Urlaubsparadies erwartet eine Million Migranten

Eigentlich gilt Costa Rica als Musterland Mittelamerikas. Doch steigende Migrantenzahlen lösen immer mehr Besorgnis aus. Nun fordert die Regierung in San Jose internationale Hilfe.

Costa Rica hat in Europa einen ausgezeichneten Ruf: Das Land gilt als “Schweiz Mittelamerikas”, als Vorreiter bei Wiederaufforstung und Umweltschutz sowie als friedliches Vorzeige-Modell, weil es auf eine eigene Armee verzichtet. Doch zuletzt verschlechterte sich die Stimmungslage im Land. Immer mehr Drogenkriminalität, eine steigende Mordrate und eine wachsende Zahl von Migranten, die das Land durchqueren oder bleiben, bestimmen die innenpolitische Debatte.

Die Lage “überschreitet die Grenzen der Vernunft”, wurde jüngst Costa Ricas Außenminister Arnoldo Andre Tinoco in lokalen Medien zitiert. Anlass ist die Prognose, dass Costa Rica allein in diesem Jahr mit der Aufnahme von einer Million Migranten rechnet. Diese Zahl entspreche fast einem Fünftel der einheimischen Bevölkerung, rechnet Tinoco vor.
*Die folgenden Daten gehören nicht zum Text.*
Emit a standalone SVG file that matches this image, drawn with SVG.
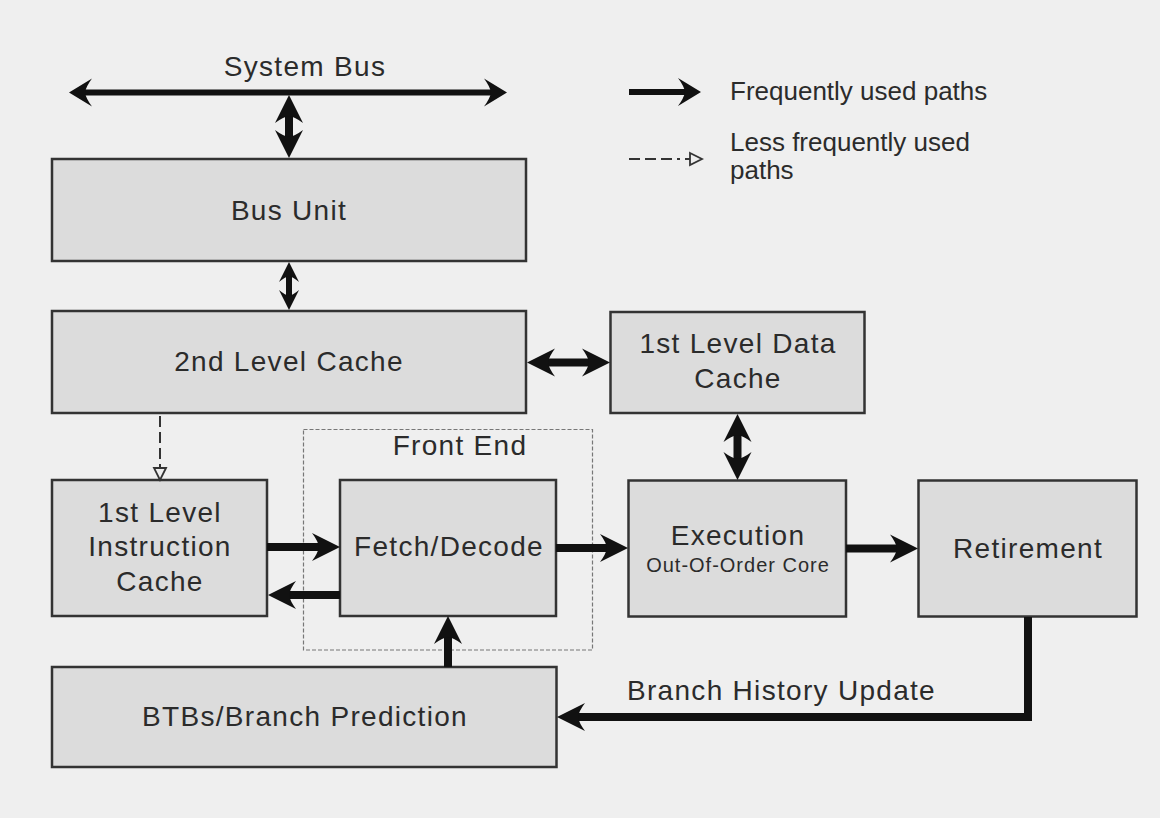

Seine Forderung: Costa Rica braucht regionale und internationale Unterstützung.

Das Land steht gleich vor zwei humanitären Herausforderungen. Wegen Verfolgung der Opposition im benachbarten Nicaragua kamen seit Ausbruch der dortigen Sozialproteste, die von der sandinistischen Regierung gewaltsam niedergeschlagen wurden, Hunderttausende Migranten über die Grenze. Derzeit wird die Zahl der in Costa Rica lebenden Nicaraguaner schon auf rund eine Million geschätzt.

Zudem ist Costa Rica Durchgangsstation für die durch den Darien-Dschungel zwischen Kolumbien und Panama überwiegend aus Venezuela fliehenden Menschen. Laut Zahlen der Behörden durchquerten allein 2023 mehr als 500.000 die lebensgefährliche Wildnis.

Vor wenigen Tagen meldeten mittelamerikanische Medien, dass seit Jahresbeginn bis Mitte April bereits 120.000 Personen im Darien gezählt wurden. Die meisten haben das Ziel USA und ziehen daher von Panama durch Costa Rica in Richtung Norden. “Es handelt sich nicht um ein costa-ricanisches, sondern um ein internationales Problem”, sagte Außenminister Tinoco nun.

Mit Sorge sieht Costa Rica auch die Bemühungen Nicaraguas, die Beziehungen zu Ländern wie Russland und Iran zu stärken. Das seien zwei Mächte, die nach Tinocos Einschätzung zu “einem destabilisierenden Faktor” für die gesamte Region werden könnten. Nicaragua habe bereits Militärberater stationiert und 50 Panzer aus Moskau gekauft.

Hinzu kommt eine schwierige wirtschaftliche Entwicklung, die das Klima für Migranten in Costa Rica noch schwieriger werden lässt. Die Entwicklung des Dollar-Kurses setzt die einheimische Wirtschaft zunehmend unter Druck.

Die costa-ricanische Kammer der Exporteure (Cadexco) äußerte vor wenigen Tagen ihre Besorgnis über die “kritische Situation” des Sektors, die zur Schließung von Unternehmen und zum Verlust von Arbeitsplätzen geführt habe. “Dies sind alarmierende Anzeichen einer Krise, die eine dringende und energische Antwort erfordert”, heißt es in einem Dokument, aus dem die Zeitung “Nacion” zitierte.

Für die von Firmenschließungen Betroffenen seien die Folgen gravierend: “Leider können die Menschen im Agrarsektor, die ihren Arbeitsplatz verlieren, nicht in andere, technisiertere Produktionszweige abwandern und haben auch nicht die Möglichkeit, in andere Teile des Landes zu ziehen, um dort ihren Lebensunterhalt zu verdienen”, lautet die düstere Prognose der Handelskammer.

Das innenpolitische Klima ist zunehmend gereizt. Die Politik flüchtet sich bisweilen in ausländerfeindlichen Populismus. Der Jesuiten-Flüchtlingsdienst kritisierte jüngst im Zusammenhang mit der Ermordung eines Polizisten, dass Präsident Rodrigo Chaves das Verbrechen mit Migrationsfragen in Verbindung gebracht habe. “Dass eine bestimmte Tat benutzt wurde, um einen allgemeinen Rundumschlag gegen Menschen verschiedener Nationalitäten zu rechtfertigen, die auf der Suche nach internationalem Schutz, Arbeitsmöglichkeiten und Familienzusammenführung nach Costa Rica gekommen sind”, sei bedauerlich, beklagte der Orden.